--- Available data ---
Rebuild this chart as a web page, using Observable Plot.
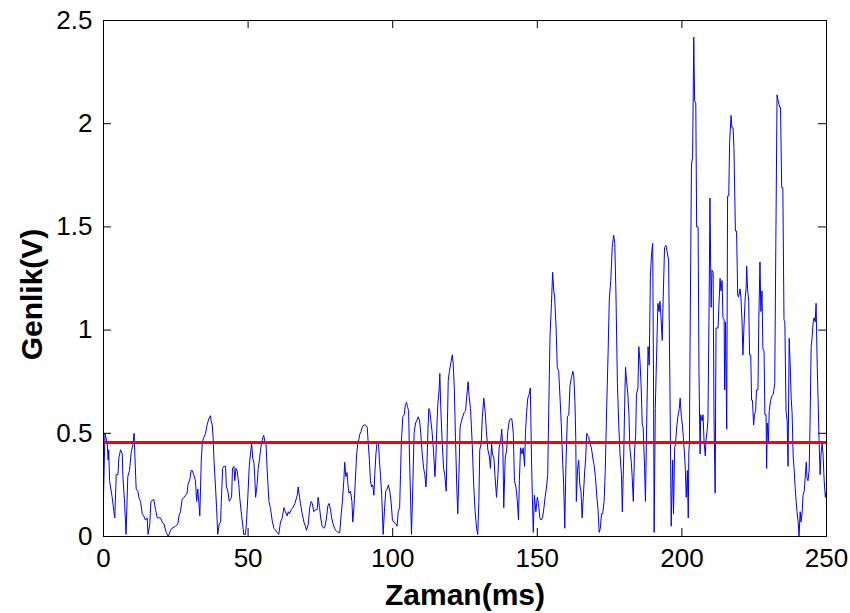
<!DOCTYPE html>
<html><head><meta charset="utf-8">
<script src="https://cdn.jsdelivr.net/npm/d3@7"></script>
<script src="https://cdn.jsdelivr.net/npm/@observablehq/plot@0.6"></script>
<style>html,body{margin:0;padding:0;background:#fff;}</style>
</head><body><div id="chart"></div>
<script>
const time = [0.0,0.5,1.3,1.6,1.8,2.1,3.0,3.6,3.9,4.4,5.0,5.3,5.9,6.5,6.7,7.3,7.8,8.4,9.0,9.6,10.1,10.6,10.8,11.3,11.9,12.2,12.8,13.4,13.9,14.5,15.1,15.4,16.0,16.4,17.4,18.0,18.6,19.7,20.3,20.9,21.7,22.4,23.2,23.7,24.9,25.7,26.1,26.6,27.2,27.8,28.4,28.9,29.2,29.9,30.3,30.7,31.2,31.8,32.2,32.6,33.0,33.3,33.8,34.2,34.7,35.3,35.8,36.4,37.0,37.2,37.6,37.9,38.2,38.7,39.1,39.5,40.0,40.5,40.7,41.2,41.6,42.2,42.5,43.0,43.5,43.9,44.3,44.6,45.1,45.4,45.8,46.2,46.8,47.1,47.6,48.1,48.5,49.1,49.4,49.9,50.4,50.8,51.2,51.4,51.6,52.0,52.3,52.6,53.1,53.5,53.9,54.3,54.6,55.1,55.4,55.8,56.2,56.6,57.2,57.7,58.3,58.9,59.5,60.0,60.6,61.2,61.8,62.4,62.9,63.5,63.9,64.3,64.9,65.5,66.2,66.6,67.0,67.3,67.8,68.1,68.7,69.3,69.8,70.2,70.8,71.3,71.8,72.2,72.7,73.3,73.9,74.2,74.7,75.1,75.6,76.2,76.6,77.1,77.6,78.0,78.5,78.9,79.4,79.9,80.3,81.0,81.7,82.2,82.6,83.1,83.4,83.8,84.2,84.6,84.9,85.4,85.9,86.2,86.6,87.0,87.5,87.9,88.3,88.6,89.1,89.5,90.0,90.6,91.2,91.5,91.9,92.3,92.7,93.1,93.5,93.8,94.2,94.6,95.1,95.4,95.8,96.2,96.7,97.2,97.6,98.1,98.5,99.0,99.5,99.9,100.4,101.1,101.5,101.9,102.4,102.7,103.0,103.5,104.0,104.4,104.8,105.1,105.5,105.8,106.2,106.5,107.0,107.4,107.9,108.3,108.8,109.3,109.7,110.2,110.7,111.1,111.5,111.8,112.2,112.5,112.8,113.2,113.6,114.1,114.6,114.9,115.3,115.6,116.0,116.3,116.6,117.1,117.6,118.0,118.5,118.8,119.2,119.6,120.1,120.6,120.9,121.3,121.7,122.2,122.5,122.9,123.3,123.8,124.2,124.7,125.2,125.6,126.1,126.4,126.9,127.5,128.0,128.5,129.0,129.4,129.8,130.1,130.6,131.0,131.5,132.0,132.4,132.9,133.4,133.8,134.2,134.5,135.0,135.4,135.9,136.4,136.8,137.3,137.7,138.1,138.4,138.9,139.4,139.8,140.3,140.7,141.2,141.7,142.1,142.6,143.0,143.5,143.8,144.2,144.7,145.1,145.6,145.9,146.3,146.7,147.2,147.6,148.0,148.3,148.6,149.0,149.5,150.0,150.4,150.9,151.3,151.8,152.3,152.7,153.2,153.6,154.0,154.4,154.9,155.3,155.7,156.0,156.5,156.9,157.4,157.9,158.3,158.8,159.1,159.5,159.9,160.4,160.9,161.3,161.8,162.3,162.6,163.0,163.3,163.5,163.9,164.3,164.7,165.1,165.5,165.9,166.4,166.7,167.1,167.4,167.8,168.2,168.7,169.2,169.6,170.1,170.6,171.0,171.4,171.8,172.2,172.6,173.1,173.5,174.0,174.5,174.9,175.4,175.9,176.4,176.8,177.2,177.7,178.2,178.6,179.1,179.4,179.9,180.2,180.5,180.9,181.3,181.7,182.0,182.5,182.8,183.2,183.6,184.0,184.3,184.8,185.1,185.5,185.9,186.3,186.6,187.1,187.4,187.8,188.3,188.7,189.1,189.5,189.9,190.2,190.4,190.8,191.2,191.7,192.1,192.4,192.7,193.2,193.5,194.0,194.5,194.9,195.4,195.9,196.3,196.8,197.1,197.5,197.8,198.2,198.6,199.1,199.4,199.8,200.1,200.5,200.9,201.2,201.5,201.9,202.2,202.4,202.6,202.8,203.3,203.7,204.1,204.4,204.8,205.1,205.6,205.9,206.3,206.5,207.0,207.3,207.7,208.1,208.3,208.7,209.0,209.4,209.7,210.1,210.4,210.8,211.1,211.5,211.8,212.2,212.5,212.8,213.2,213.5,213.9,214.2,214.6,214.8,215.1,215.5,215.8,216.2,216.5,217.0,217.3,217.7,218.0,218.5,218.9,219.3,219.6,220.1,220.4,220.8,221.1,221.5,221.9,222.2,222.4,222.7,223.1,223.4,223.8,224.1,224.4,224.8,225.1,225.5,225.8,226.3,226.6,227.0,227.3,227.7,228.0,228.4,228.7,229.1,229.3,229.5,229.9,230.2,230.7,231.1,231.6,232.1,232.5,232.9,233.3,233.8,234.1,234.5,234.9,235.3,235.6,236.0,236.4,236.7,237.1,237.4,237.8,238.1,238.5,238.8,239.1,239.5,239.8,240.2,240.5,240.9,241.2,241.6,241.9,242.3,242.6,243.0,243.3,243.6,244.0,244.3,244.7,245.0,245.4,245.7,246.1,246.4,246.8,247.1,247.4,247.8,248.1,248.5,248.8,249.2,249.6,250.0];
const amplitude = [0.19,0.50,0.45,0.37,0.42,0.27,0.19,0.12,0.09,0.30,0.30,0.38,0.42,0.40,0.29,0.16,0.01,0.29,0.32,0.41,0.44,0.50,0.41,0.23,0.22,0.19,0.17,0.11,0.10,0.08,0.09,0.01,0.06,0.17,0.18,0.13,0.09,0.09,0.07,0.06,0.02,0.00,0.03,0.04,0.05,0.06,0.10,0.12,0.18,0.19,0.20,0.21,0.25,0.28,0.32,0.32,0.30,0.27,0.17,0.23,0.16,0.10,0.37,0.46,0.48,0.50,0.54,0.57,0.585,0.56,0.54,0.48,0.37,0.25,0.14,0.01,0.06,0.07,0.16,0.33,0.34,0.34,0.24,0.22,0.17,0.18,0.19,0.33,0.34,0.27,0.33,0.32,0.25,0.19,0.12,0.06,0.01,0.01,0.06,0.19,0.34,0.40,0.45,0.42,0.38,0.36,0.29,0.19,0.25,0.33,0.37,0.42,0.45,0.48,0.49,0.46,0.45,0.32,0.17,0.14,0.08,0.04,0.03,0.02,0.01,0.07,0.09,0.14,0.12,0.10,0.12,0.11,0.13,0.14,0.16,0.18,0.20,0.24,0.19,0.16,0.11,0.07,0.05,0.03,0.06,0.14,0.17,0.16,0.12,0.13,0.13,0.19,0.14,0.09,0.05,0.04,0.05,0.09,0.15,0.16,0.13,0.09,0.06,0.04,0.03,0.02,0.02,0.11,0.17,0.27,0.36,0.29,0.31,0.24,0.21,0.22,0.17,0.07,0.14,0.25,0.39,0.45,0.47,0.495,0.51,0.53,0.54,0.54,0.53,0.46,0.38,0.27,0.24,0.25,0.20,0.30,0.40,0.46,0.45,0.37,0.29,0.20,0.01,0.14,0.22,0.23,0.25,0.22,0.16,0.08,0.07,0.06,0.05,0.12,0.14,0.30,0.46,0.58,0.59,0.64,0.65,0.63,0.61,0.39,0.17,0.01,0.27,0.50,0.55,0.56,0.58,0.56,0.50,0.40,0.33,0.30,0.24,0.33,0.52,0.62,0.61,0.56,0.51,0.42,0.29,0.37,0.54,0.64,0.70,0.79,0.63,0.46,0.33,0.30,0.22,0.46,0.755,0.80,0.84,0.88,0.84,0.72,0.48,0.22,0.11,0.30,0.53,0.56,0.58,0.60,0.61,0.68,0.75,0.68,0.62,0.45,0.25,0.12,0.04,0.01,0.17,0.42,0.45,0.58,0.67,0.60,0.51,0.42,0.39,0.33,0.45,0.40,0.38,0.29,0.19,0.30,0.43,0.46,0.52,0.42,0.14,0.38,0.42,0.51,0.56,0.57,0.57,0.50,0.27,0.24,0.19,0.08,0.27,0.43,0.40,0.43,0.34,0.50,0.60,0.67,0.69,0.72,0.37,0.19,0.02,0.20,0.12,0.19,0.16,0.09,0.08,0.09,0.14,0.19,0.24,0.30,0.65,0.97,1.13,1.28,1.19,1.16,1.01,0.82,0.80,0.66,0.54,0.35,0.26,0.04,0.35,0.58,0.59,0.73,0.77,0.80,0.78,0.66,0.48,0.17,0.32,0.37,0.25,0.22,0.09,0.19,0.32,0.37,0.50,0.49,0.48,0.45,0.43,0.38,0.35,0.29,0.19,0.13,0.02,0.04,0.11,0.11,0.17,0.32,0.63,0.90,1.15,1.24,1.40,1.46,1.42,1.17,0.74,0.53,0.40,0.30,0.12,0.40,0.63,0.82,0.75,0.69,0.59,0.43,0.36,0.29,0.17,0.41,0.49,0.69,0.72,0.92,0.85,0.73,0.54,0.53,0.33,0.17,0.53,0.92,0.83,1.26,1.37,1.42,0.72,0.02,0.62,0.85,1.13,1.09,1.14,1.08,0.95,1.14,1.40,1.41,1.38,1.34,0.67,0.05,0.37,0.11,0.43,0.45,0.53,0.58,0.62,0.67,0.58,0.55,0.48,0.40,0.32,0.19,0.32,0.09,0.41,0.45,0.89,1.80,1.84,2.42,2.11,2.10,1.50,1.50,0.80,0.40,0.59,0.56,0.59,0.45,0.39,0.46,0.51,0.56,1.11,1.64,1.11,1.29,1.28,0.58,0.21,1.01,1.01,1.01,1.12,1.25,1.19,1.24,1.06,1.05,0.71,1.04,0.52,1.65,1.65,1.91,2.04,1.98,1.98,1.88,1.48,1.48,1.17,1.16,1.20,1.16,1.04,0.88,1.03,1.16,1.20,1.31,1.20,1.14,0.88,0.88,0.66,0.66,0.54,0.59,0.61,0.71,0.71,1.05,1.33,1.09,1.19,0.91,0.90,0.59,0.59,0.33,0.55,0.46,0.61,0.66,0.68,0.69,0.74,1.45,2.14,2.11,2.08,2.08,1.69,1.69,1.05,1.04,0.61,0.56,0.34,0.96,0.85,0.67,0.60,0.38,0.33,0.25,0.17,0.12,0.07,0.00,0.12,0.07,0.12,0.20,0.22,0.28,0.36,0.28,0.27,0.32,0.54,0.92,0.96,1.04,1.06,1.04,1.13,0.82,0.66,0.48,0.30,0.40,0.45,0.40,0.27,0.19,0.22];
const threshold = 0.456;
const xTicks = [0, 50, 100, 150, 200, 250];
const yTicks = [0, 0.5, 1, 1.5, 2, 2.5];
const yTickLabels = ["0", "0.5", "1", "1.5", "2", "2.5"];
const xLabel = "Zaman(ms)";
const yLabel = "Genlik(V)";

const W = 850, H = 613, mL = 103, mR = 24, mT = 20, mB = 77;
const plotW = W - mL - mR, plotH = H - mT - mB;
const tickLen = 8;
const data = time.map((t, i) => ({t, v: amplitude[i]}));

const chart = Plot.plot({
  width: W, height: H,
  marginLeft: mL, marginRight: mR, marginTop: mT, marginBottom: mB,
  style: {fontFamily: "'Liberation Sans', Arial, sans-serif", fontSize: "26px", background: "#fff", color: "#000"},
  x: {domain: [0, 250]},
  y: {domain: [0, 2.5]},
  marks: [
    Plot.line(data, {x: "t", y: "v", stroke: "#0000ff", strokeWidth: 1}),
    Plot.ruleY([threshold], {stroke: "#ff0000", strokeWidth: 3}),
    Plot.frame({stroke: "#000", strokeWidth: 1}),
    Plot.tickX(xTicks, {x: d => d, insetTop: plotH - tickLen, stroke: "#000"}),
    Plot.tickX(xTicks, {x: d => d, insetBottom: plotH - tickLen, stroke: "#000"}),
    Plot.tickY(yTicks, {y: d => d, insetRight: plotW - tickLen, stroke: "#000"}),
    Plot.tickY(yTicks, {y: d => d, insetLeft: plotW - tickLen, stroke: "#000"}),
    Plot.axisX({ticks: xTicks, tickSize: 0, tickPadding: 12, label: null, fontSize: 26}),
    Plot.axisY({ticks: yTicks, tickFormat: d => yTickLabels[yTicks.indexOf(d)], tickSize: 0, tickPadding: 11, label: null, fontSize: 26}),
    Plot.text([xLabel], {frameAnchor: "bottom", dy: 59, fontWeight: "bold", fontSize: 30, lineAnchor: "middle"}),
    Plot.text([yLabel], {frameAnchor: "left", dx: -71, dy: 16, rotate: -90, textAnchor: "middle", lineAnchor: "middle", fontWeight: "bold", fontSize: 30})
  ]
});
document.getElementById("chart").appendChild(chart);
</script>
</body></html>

--- What the exercise asks ---
Copy all lines from the material that include "chart".

--- Exercise output ---
Rebuild this chart as a web page, using Observable Plot.
</head><body><div id="chart"></div>
const chart = Plot.plot({
document.getElementById("chart").appendChild(chart);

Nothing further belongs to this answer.